Чаплинский осторожничал не зря. Поход Конецпольского прошлой осенью против татар закончился крайне неудачно. Не в том смысле, что он потерпел поражение, а наоборот. Он больше месяца промотался с войском по степи, дошел до самых Конских Вод, так и не встретив на своем пути ни одного татарина. В начале ноября пришлось возвращаться назад, когда уже выпал снег. Его приближенные старались не упоминать об этом предприятии, тем более, что своих действий Конецпольский не согласовал с Варшавой, за что получил выговор от короля.

Видя, что его слова вызвали ожидаемую реакцию, Чаплинский быстро сказал:

– Хмельницкий, хвалился в корчме, будто это он предупредил татар о том, что ваша милость выступили против них.

Конецпольский, как ужаленный, взвился из кресла;

– Пся крев, изменник, холоп, быдло! – в ярости ударил он рукой по столу так, что чернильница подпрыгнула и чернила вылились на лежавшие там бумаги.

Конецпольский отошел к окну, затем, будто устыдившись своей вспышки, уже спокойнее спросил Чаплинского:

– Пан отвечает за свои слова?

– Как Бога кохам, – согнулся в поклоне подстароста. – Надежный человек подслушал разговор Хмельницкого с казаками в корчме и мне передал.

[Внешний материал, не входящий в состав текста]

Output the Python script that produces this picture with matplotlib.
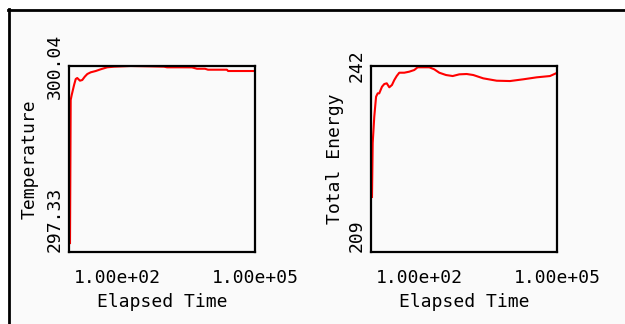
import matplotlib
matplotlib.use("Agg")
import matplotlib.pyplot as plt
from matplotlib.patches import Rectangle
from matplotlib.lines import Line2D

# values
temp_time = [9.46, 9.8, 10.3, 11.6, 12.6, 13.6, 15.6, 17.5, 19.8, 22.5, 26.7, 34.3,
             44, 61, 86, 198, 500, 1050, 1220, 2330, 4260, 5470, 8170, 9500,
             24600, 25900, 100000]
temp_vals = [297.46, 299.545, 299.617, 299.763, 299.85, 299.865, 299.826, 299.836,
             299.884, 299.923, 299.948, 299.967, 299.992, 300.021, 300.03, 300.04,
             300.035, 300.03, 300.021, 300.021, 300.02, 300.0, 300.0, 299.986,
             299.986, 299.967, 299.967]

energy_time = [9.46, 9.8, 10.6, 11.6, 12.6, 13.6, 15.6, 17.5, 19.8, 22.5, 25.7, 28.9,
               32.6, 37.1, 47.7, 61, 78.6, 93, 120, 167, 214, 275, 385, 538, 750,
               1086, 1510, 2490, 4880, 9500, 18500, 36200, 70400, 95000]
energy_vals = [218.76, 228.34, 233.0, 236.55, 237.15, 237.15, 238.32, 238.8, 238.93,
               238.22, 238.63, 239.51, 240.22, 240.81, 240.81, 240.99, 241.29, 241.77,
               241.77, 241.77, 241.41, 240.81, 240.4, 240.22, 240.52, 240.58, 240.4,
               239.81, 239.39, 239.33, 239.64, 239.99, 240.22, 240.7]

temp_ticks = [297.33, 300.04]
temp_ticklabels = ['297.33', '300.04']
energy_ticks = [209, 242]
energy_ticklabels = ['209', '242']
x_ticks = [1e2, 1e5]
x_ticklabels = ['1.00e+02', '1.00e+05']

plt.rcParams['font.family'] = ['DejaVu Sans Mono']
bg = '#fafafa'

fig = plt.figure(figsize=(6.25, 3.24), dpi=100)
fig.patch.set_facecolor('white')
W, H = 625, 324
fig.add_artist(Rectangle((9 / W, 0), 1, 1 - 10 / H, transform=fig.transFigure,
                         facecolor=bg, edgecolor='none', zorder=-10))
fig.add_artist(Line2D([8.5 / W, 8.5 / W], [0, 1 - 9 / H], transform=fig.transFigure,
                      color='black', lw=2))
fig.add_artist(Line2D([8 / W, 1], [1 - 9.5 / H, 1 - 9.5 / H], transform=fig.transFigure,
                      color='black', lw=2))


def panel(left_px, t, v, yticks, yticklabels, ylabel, label_x):
    ax = fig.add_axes([left_px / W, 72 / H, 186 / W, 186 / H])
    ax.set_facecolor(bg)
    ax.plot(t, v, color='#ff0000', lw=1.5)
    ax.set_xscale('log')
    ax.set_xlim(9, 1e5)
    ax.set_ylim(yticks[0], yticks[1])
    ax.set_xticks(x_ticks)
    ax.set_xticklabels(x_ticklabels)
    ax.minorticks_off()
    ax.set_yticks(yticks)
    ax.set_yticklabels(yticklabels, rotation=90)
    labs = ax.get_yticklabels()
    labs[0].set_va('bottom')
    labs[1].set_va('center')
    ax.tick_params(length=0, labelsize=13, colors='black')
    ax.tick_params(axis='x', pad=12)
    ax.tick_params(axis='y', pad=4)
    for s in ax.spines.values():
        s.set_linewidth(1.6)
    ax.set_xlabel('Elapsed Time', fontsize=13)
    ax.xaxis.set_label_coords(0.5, -0.22)
    ax.set_ylabel(ylabel, fontsize=13)
    ax.yaxis.set_label_coords(label_x, 0.5)
    return ax


panel(69, temp_time, temp_vals, temp_ticks, temp_ticklabels, 'Temperature', -0.165)
panel(371, energy_time, energy_vals, energy_ticks, energy_ticklabels, 'Total Energy', -0.145)

fig.savefig('out.png', dpi=100)
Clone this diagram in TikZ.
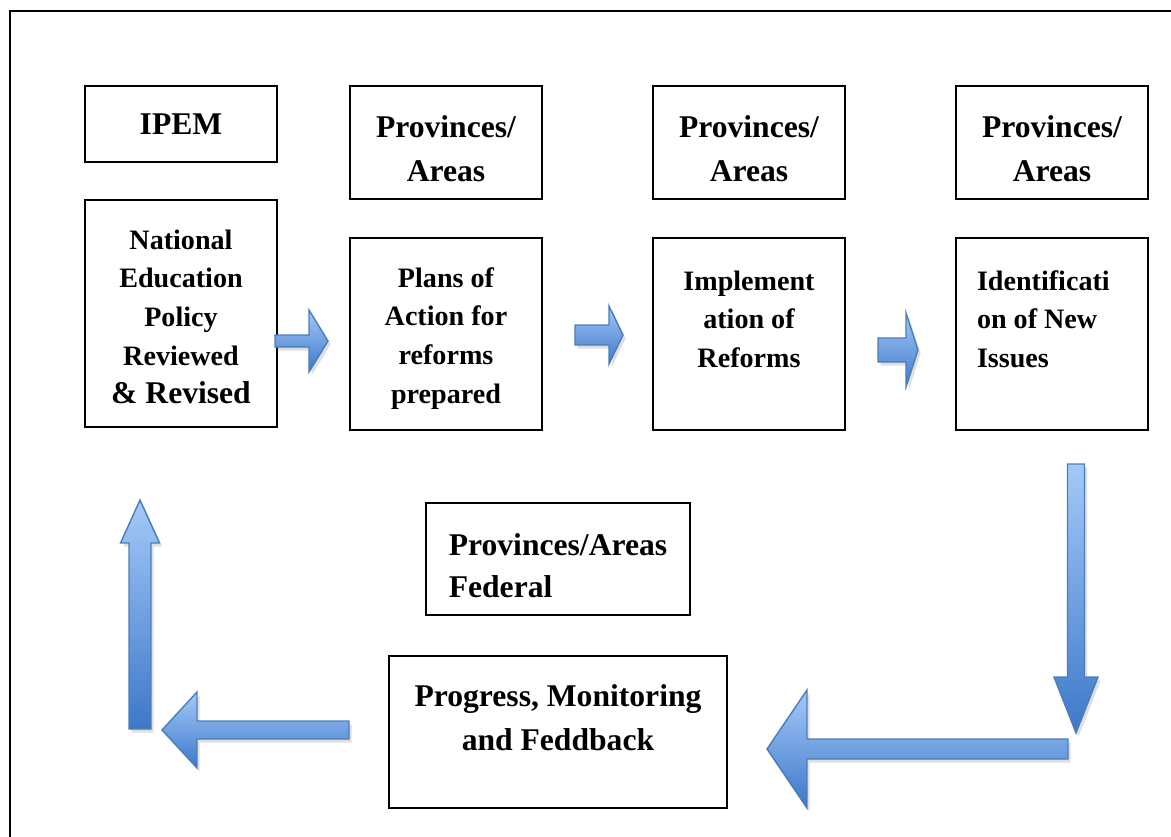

Конецпольский внимательно посмотрел на Чаплинского. Ярость и гнев душили его, но он понимал, что подстароста не случайно завел этот разговор и испытующе взглянул тому в глаза.

Чаплинский правильно истолковал этот взгляд и быстро продолжил:

– Этот лайдак, ваша милость, давно мне подозрителен. Дружбу водит со всякой казацкой голотой. Часто принимает у себя запорожцев и о чем они там толкуют, один Бог ведает. Окружил себя охраной, как какой‑нибудь знатный пан, беглых укрывает у себя в Субботове. Да, по правде сказать, и прав на этот хутор у него нет никаких. Самовольно захватил он эту вашу землю и живет как какой‑нибудь магнат. Простому казаку так жить нельзя, а то всем им, лайдакам, повадно будет.

– О чем пан говорит? О каком самовольстве? – вяло возразил Конецпольский. – Говорят, что хутор подарен его отцу еще паном Даниловичем за верную службу.

– Тот слух сам шельма, лайдак Хмельницкий и распустил, – убежденно сказал Чаплинский. – Нет у него никаких документов на этот, хутор, как Бог свят, нет!